Thanks to Forbes magazine, we got an unexpected comparison on Thursday between Hawker Beechcraft Corp.’s home state of Kansas and the state the company has considered moving to, Louisiana.

And if Forbes’ Best States for Business list is to be believed, Kansas should win by a landslide in a competition for jobs.

The Forbes list puts Kansas as No. 10 on the list, with especially high marks for its regulatory environment and economic climate.

Louisiana, meanwhile, sits at a dismal 44th place.

The Sunflower State especially exceeded its Hawker jobs competitor on rankings for labor supply — Kansas ranked 18th and Louisiana 50th.

It suggests Wichita Mayor Carl Brewer might have been right when he recently told the Wichita Eagle that Louisiana doesn’t have the skilled aviation work force that Kansas does.

But if so, what’s up with Hawker’s consideration of Louisiana?

It could, of course, have something to do with the hefty incentives the state has offered if Hawker moves its operations to Baton Rouge.

But Jason Hickey, president of national site selection firm Hickey & Associates LLC, told the Wichita Business Journal that long-term benefits, rather than short-term incentives, are the real factors companies consider when deciding where to do business.

Those long-term factors could include availability of a qualified work force and the cost of that labor.

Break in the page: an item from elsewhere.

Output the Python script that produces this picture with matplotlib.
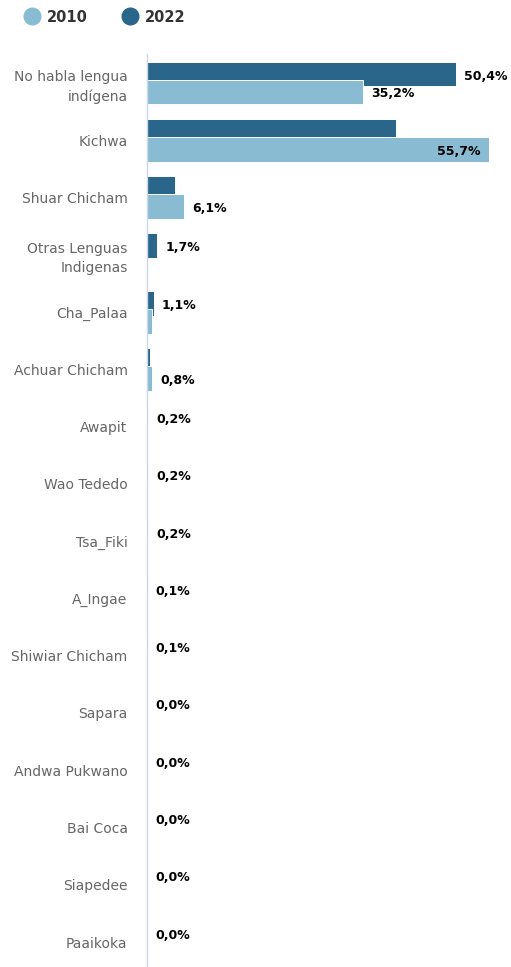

The Forbes list suggests Kansas has a qualified work force in the bag.

Labor costs are factored into Forbes’ overall business costs ranking, and on that count, Kansas trumps Louisiana, but not by much. Kansas ranks 23rd for business costs, while Louisiana ranks 25th.

So is Hawker’s threatened move really only about labor costs?

That could be, some analysts have suggested to the Wichita Business Journal, especially because of the strength of the aviation machinists unions.

Phil Wilson, president of the Labor Relations Institute, says it’s more than just the higher wages union workers typically earn that cost businesses. It’s the cumulative effect of higher wages, larger pension and benefit plans, strikes and contracts that can protect problem workers from being let go.

“”Unions, when they’re in there, can create a lot of problems for a company,”” he says.

But now the pressure’s on the local union to vote in such a way that a majority of Hawker jobs stay here. And they’re likely to take a pay cut in the process, reducing Hawker’s overall labor costs.